To appreciate something is not to measure it against a flawless standard. It is to see its value through your own limited lens. When we appreciate a person’s effort, a piece of music, or a moment of kindness, we are not applauding perfection. We are recognizing meaning, feeling, or resonance. Appreciation is shaped by context, emotion, and personal history. What one person finds beautiful, another may overlook entirely. This is what makes appreciation alive. It is subjective, inconsistent, and deeply human.

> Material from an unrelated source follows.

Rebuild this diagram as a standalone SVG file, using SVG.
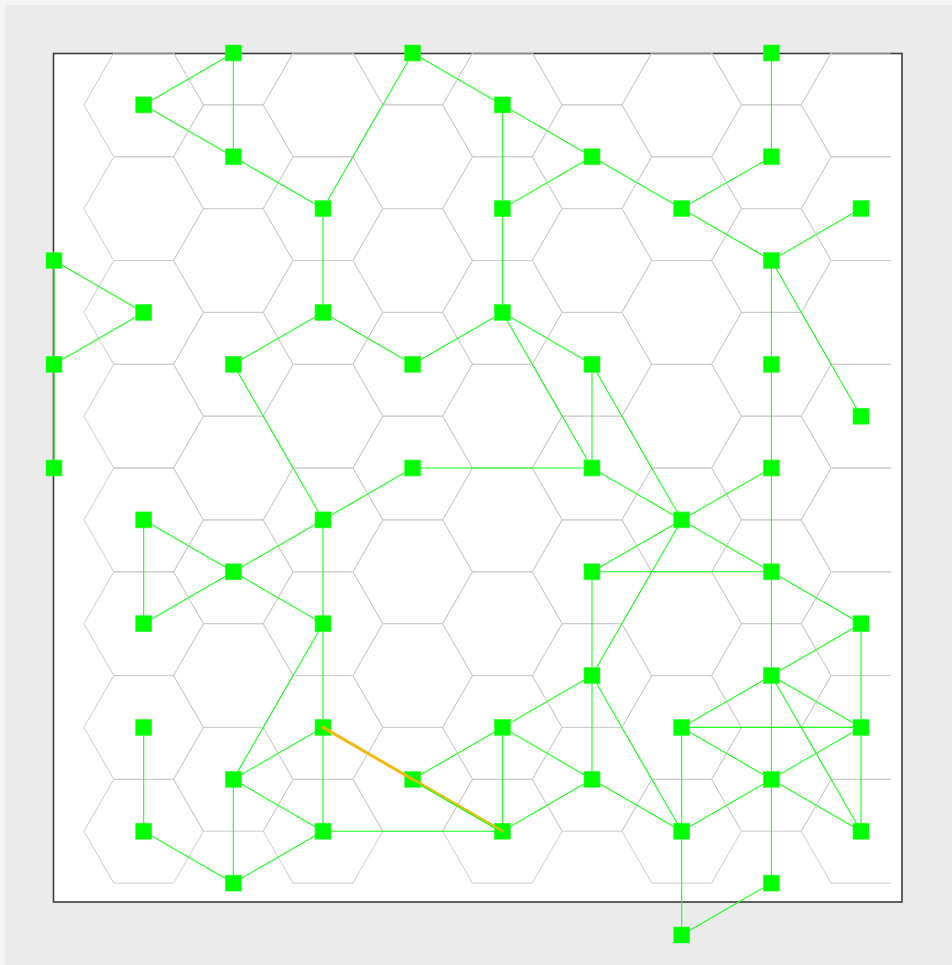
<svg xmlns="http://www.w3.org/2000/svg" xmlns:xlink="http://www.w3.org/1999/xlink" width="952" height="965" viewBox="0 0 952 965">
<style>
.hex{fill:none;stroke:#cdcdcd;stroke-width:1}
.e{stroke:#1cff1c;stroke-width:1.1;fill:none}
.n{fill:#00ff00;stroke:#3cff3c;stroke-width:0.6}
.hl{stroke:#f2b600;stroke-width:3;stroke-linecap:round;fill:none;opacity:0.95}
</style>
<defs>
<polygon id="hx" points="-59.78,0 -29.89,-51.88 29.89,-51.88 59.78,0 29.89,51.88 -29.89,51.88"/>
<path id="hxl" d="M29.89,-51.88 H-29.89 L-59.78,0 L-29.89,51.88 H29.89"/>
<g id="hcol">
<use href="#hx" y="0"/><use href="#hx" y="103.76"/><use href="#hx" y="207.52"/><use href="#hx" y="311.28"/>
<use href="#hx" y="415.04"/><use href="#hx" y="518.8"/><use href="#hx" y="622.56"/><use href="#hx" y="726.32"/>
</g>
<g id="hcolL">
<use href="#hxl" y="0"/><use href="#hxl" y="103.76"/><use href="#hxl" y="207.52"/><use href="#hxl" y="311.28"/>
<use href="#hxl" y="415.04"/><use href="#hxl" y="518.8"/><use href="#hxl" y="622.56"/><use href="#hxl" y="726.32"/>
</g>
<clipPath id="clipTop"><rect x="0" y="52.5" width="952" height="900"/></clipPath>
</defs>
<rect x="0" y="0" width="952" height="965" fill="#f5f5f5"/>
<rect x="5" y="5" width="947" height="960" fill="#ebebeb"/>
<rect x="53.5" y="53.5" width="848.5" height="848.5" fill="#ffffff" stroke="#3c3c3c" stroke-width="1.6"/>
<g id="grid" class="hex" clip-path="url(#clipTop)">
<use href="#hcol" x="143.7" y="104.9"/>
<use href="#hcol" x="233.3" y="53"/>
<use href="#hcol" x="323" y="104.9"/>
<use href="#hcol" x="412.7" y="53"/>
<use href="#hcol" x="502.4" y="104.9"/>
<use href="#hcol" x="592" y="53"/>
<use href="#hcol" x="681.7" y="104.9"/>
<use href="#hcol" x="771.4" y="53"/>
<use href="#hcolL" x="861" y="104.9"/>
</g>
<g id="connectors" class="e">
<line x1="143.7" y1="104.9" x2="233.3" y2="53"/>
<line x1="233.3" y1="53" x2="233.3" y2="156.8"/>
<line x1="143.7" y1="104.9" x2="233.3" y2="156.8"/>
<line x1="233.3" y1="156.8" x2="323" y2="208.6"/>
<line x1="323" y1="208.6" x2="412.7" y2="53"/>
<line x1="412.7" y1="53" x2="502.4" y2="104.9"/>
<line x1="502.4" y1="104.9" x2="502.4" y2="208.6"/>
<line x1="502.4" y1="104.9" x2="592" y2="156.8"/>
<line x1="592" y1="156.8" x2="502.4" y2="208.6"/>
<line x1="592" y1="156.8" x2="681.7" y2="208.6"/>
<line x1="681.7" y1="208.6" x2="771.4" y2="156.8"/>
<line x1="771.4" y1="156.8" x2="771.4" y2="53"/>
<line x1="681.7" y1="208.6" x2="771.4" y2="260.5"/>
<line x1="771.4" y1="260.5" x2="861" y2="208.6"/>
<line x1="771.4" y1="260.5" x2="861" y2="416.2"/>
<line x1="771.4" y1="260.5" x2="771.4" y2="364.3"/>
<line x1="771.4" y1="364.3" x2="771.4" y2="468"/>
<line x1="771.4" y1="468" x2="771.4" y2="571.8"/>
<line x1="771.4" y1="571.8" x2="771.4" y2="675.6"/>
<line x1="771.4" y1="675.6" x2="771.4" y2="779.3"/>
<line x1="771.4" y1="779.3" x2="771.4" y2="883.1"/>
<line x1="323" y1="208.6" x2="323" y2="312.4"/>
<line x1="323" y1="312.4" x2="233.3" y2="364.3"/>
<line x1="323" y1="312.4" x2="412.7" y2="364.3"/>
<line x1="412.7" y1="364.3" x2="502.4" y2="312.4"/>
<line x1="502.4" y1="312.4" x2="502.4" y2="208.6"/>
<line x1="502.4" y1="312.4" x2="592" y2="364.3"/>
<line x1="502.4" y1="312.4" x2="592" y2="468"/>
<line x1="592" y1="364.3" x2="592" y2="468"/>
<line x1="592" y1="364.3" x2="681.7" y2="519.9"/>
<line x1="54" y1="260.5" x2="143.7" y2="312.4"/>
<line x1="143.7" y1="312.4" x2="54" y2="364.3"/>
<line x1="54" y1="260.5" x2="54" y2="364.3"/>
<line x1="54" y1="364.3" x2="54" y2="468"/>
<line x1="233.3" y1="364.3" x2="323" y2="519.9"/>
<line x1="412.7" y1="468" x2="592" y2="468"/>
<line x1="412.7" y1="468" x2="323" y2="519.9"/>
<line x1="323" y1="519.9" x2="233.3" y2="571.8"/>
<line x1="143.7" y1="519.9" x2="233.3" y2="571.8"/>
<line x1="143.7" y1="519.9" x2="143.7" y2="623.7"/>
<line x1="143.7" y1="623.7" x2="233.3" y2="571.8"/>
<line x1="233.3" y1="571.8" x2="323" y2="623.7"/>
<line x1="323" y1="519.9" x2="323" y2="623.7"/>
<line x1="323" y1="623.7" x2="323" y2="727.4"/>
<line x1="323" y1="727.4" x2="323" y2="831.2"/>
<line x1="323" y1="623.7" x2="233.3" y2="779.3"/>
<line x1="592" y1="468" x2="681.7" y2="519.9"/>
<line x1="681.7" y1="519.9" x2="771.4" y2="468"/>
<line x1="681.7" y1="519.9" x2="592" y2="571.8"/>
<line x1="681.7" y1="519.9" x2="771.4" y2="571.8"/>
<line x1="681.7" y1="519.9" x2="592" y2="675.6"/>
<line x1="592" y1="571.8" x2="771.4" y2="571.8"/>
<line x1="592" y1="571.8" x2="592" y2="675.6"/>
<line x1="771.4" y1="571.8" x2="861" y2="623.7"/>
<line x1="861" y1="623.7" x2="771.4" y2="675.6"/>
<line x1="861" y1="623.7" x2="861" y2="727.4"/>
<line x1="592" y1="675.6" x2="502.4" y2="727.4"/>
<line x1="592" y1="675.6" x2="592" y2="779.3"/>
<line x1="592" y1="675.6" x2="681.7" y2="831.2"/>
<line x1="502.4" y1="727.4" x2="412.7" y2="779.3"/>
<line x1="502.4" y1="727.4" x2="502.4" y2="831.2"/>
<line x1="502.4" y1="727.4" x2="592" y2="779.3"/>
<line x1="592" y1="779.3" x2="502.4" y2="831.2"/>
<line x1="592" y1="779.3" x2="681.7" y2="831.2"/>
<line x1="323" y1="727.4" x2="233.3" y2="779.3"/>
<line x1="233.3" y1="779.3" x2="323" y2="831.2"/>
<line x1="233.3" y1="779.3" x2="233.3" y2="883.1"/>
<line x1="323" y1="831.2" x2="233.3" y2="883.1"/>
<line x1="143.7" y1="831.2" x2="233.3" y2="883.1"/>
<line x1="143.7" y1="727.4" x2="143.7" y2="831.2"/>
<line x1="323" y1="831.2" x2="502.4" y2="831.2"/>
<line x1="681.7" y1="727.4" x2="771.4" y2="675.6"/>
<line x1="681.7" y1="727.4" x2="861" y2="727.4"/>
<line x1="681.7" y1="727.4" x2="771.4" y2="779.3"/>
<line x1="681.7" y1="727.4" x2="681.7" y2="831.2"/>
<line x1="771.4" y1="675.6" x2="861" y2="727.4"/>
<line x1="771.4" y1="675.6" x2="861" y2="831.2"/>
<line x1="861" y1="727.4" x2="771.4" y2="779.3"/>
<line x1="861" y1="727.4" x2="861" y2="831.2"/>
<line x1="771.4" y1="779.3" x2="681.7" y2="831.2"/>
<line x1="771.4" y1="779.3" x2="861" y2="831.2"/>
<line x1="681.7" y1="831.2" x2="681.7" y2="935"/>
<line x1="681.7" y1="935" x2="771.4" y2="883.1"/>
</g>
<g id="nodes">
<g id="n2-0"><rect class="n" x="225.3" y="45" width="16" height="16"/></g>
<g id="n4-0"><rect class="n" x="404.7" y="45" width="16" height="16"/></g>
<g id="n8-0"><rect class="n" x="763.4" y="45" width="16" height="16"/></g>
<g id="n1-1"><rect class="n" x="135.7" y="96.9" width="16" height="16"/></g>
<g id="n5-1"><rect class="n" x="494.4" y="96.9" width="16" height="16"/></g>
<g id="n2-2"><rect class="n" x="225.3" y="148.8" width="16" height="16"/></g>
<g id="n6-2"><rect class="n" x="584" y="148.8" width="16" height="16"/></g>
<g id="n8-2"><rect class="n" x="763.4" y="148.8" width="16" height="16"/></g>
<g id="n3-3"><rect class="n" x="315" y="200.6" width="16" height="16"/></g>
<g id="n5-3"><rect class="n" x="494.4" y="200.6" width="16" height="16"/></g>
<g id="n7-3"><rect class="n" x="673.7" y="200.6" width="16" height="16"/></g>
<g id="n9-3"><rect class="n" x="853" y="200.6" width="16" height="16"/></g>
<g id="n0-4"><rect class="n" x="46" y="252.5" width="16" height="16"/></g>
<g id="n8-4"><rect class="n" x="763.4" y="252.5" width="16" height="16"/></g>
<g id="n1-5"><rect class="n" x="135.7" y="304.4" width="16" height="16"/></g>
<g id="n3-5"><rect class="n" x="315" y="304.4" width="16" height="16"/></g>
<g id="n5-5"><rect class="n" x="494.4" y="304.4" width="16" height="16"/></g>
<g id="n0-6"><rect class="n" x="46" y="356.3" width="16" height="16"/></g>
<g id="n2-6"><rect class="n" x="225.3" y="356.3" width="16" height="16"/></g>
<g id="n4-6"><rect class="n" x="404.7" y="356.3" width="16" height="16"/></g>
<g id="n6-6"><rect class="n" x="584" y="356.3" width="16" height="16"/></g>
<g id="n8-6"><rect class="n" x="763.4" y="356.3" width="16" height="16"/></g>
<g id="n9-7"><rect class="n" x="853" y="408.2" width="16" height="16"/></g>
<g id="n0-8"><rect class="n" x="46" y="460" width="16" height="16"/></g>
<g id="n4-8"><rect class="n" x="404.7" y="460" width="16" height="16"/></g>
<g id="n6-8"><rect class="n" x="584" y="460" width="16" height="16"/></g>
<g id="n8-8"><rect class="n" x="763.4" y="460" width="16" height="16"/></g>
<g id="n1-9"><rect class="n" x="135.7" y="511.9" width="16" height="16"/></g>
<g id="n3-9"><rect class="n" x="315" y="511.9" width="16" height="16"/></g>
<g id="n7-9"><rect class="n" x="673.7" y="511.9" width="16" height="16"/></g>
<g id="n2-10"><rect class="n" x="225.3" y="563.8" width="16" height="16"/></g>
<g id="n6-10"><rect class="n" x="584" y="563.8" width="16" height="16"/></g>
<g id="n8-10"><rect class="n" x="763.4" y="563.8" width="16" height="16"/></g>
<g id="n1-11"><rect class="n" x="135.7" y="615.7" width="16" height="16"/></g>
<g id="n3-11"><rect class="n" x="315" y="615.7" width="16" height="16"/></g>
<g id="n9-11"><rect class="n" x="853" y="615.7" width="16" height="16"/></g>
<g id="n6-12"><rect class="n" x="584" y="667.6" width="16" height="16"/></g>
<g id="n8-12"><rect class="n" x="763.4" y="667.6" width="16" height="16"/></g>
<g id="n1-13"><rect class="n" x="135.7" y="719.4" width="16" height="16"/></g>
<g id="n3-13"><rect class="n" x="315" y="719.4" width="16" height="16"/></g>
<g id="n5-13"><rect class="n" x="494.4" y="719.4" width="16" height="16"/></g>
<g id="n7-13"><rect class="n" x="673.7" y="719.4" width="16" height="16"/></g>
<g id="n9-13"><rect class="n" x="853" y="719.4" width="16" height="16"/></g>
<g id="n2-14"><rect class="n" x="225.3" y="771.3" width="16" height="16"/></g>
<g id="n4-14"><rect class="n" x="404.7" y="771.3" width="16" height="16"/></g>
<g id="n6-14"><rect class="n" x="584" y="771.3" width="16" height="16"/></g>
<g id="n8-14"><rect class="n" x="763.4" y="771.3" width="16" height="16"/></g>
<g id="n1-15"><rect class="n" x="135.7" y="823.2" width="16" height="16"/></g>
<g id="n3-15"><rect class="n" x="315" y="823.2" width="16" height="16"/></g>
<g id="n5-15"><rect class="n" x="494.4" y="823.2" width="16" height="16"/></g>
<g id="n7-15"><rect class="n" x="673.7" y="823.2" width="16" height="16"/></g>
<g id="n9-15"><rect class="n" x="853" y="823.2" width="16" height="16"/></g>
<g id="n2-16"><rect class="n" x="225.3" y="875.1" width="16" height="16"/></g>
<g id="n8-16"><rect class="n" x="763.4" y="875.1" width="16" height="16"/></g>
<g id="n7-17"><rect class="n" x="673.7" y="927" width="16" height="16"/></g>
</g>
<g id="highlight">
<line class="hl" x1="323" y1="727.4" x2="502.4" y2="831.2"/>
<line class="e" x1="412.7" y1="780.5" x2="502.4" y2="832.4"/>
</g>
</svg>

Ridicule, too, is imperfect. It often stems from insecurity, misunderstanding, or defensiveness. It can miss the point entirely. What is mocked by one generation may be celebrated by the next. What seems laughable in one moment may, in hindsight, carry depth and courage. Ridicule pretends to expose flaws, but often it only reflects the limited perspective of the one doing the judging.
Both appreciation and ridicule reveal how we relate to what we see. They are not absolute verdicts. They are personal responses filtered through experience, mood, and bias. To strive for perfection is to aim for something beyond these human reactions, something untouched by judgment. But this detachment also strips away connection. Perfection, by trying to escape error, often escapes meaning as well.
Imperfection is what invites interpretation. A crack in a voice, a rough edge in a painting, a word spoken awkwardly but sincerely—these are the things that make us stop and feel. They are reminders that there is a person behind the action, someone trying, someone vulnerable. Appreciation finds its roots there. So does ridicule, in its harsher form, though it too depends on noticing a break from ideal.
The pursuit of perfection may silence both responses. A thing too smooth can feel untouchable. It can be hard to love, and hard to criticize, because it lacks the openings where emotion can enter. Perfection, in this sense, can become sterile—impressive, but unreachable.
What gives life color and depth is not the flawless, but the sincere. It is the honest attempt, the visible effort, the expressive gesture that may fall short but still leaves an impact. These are the things we react to with appreciation or scorn, laughter or awe—not because they are perfect, but because they are real.
So while some may pretend that perfection is the goal, life itself reminds us otherwise. We do not respond to perfection with the strongest feeling. We respond to imperfection, because that is where connection lives. That is where we find ourselves.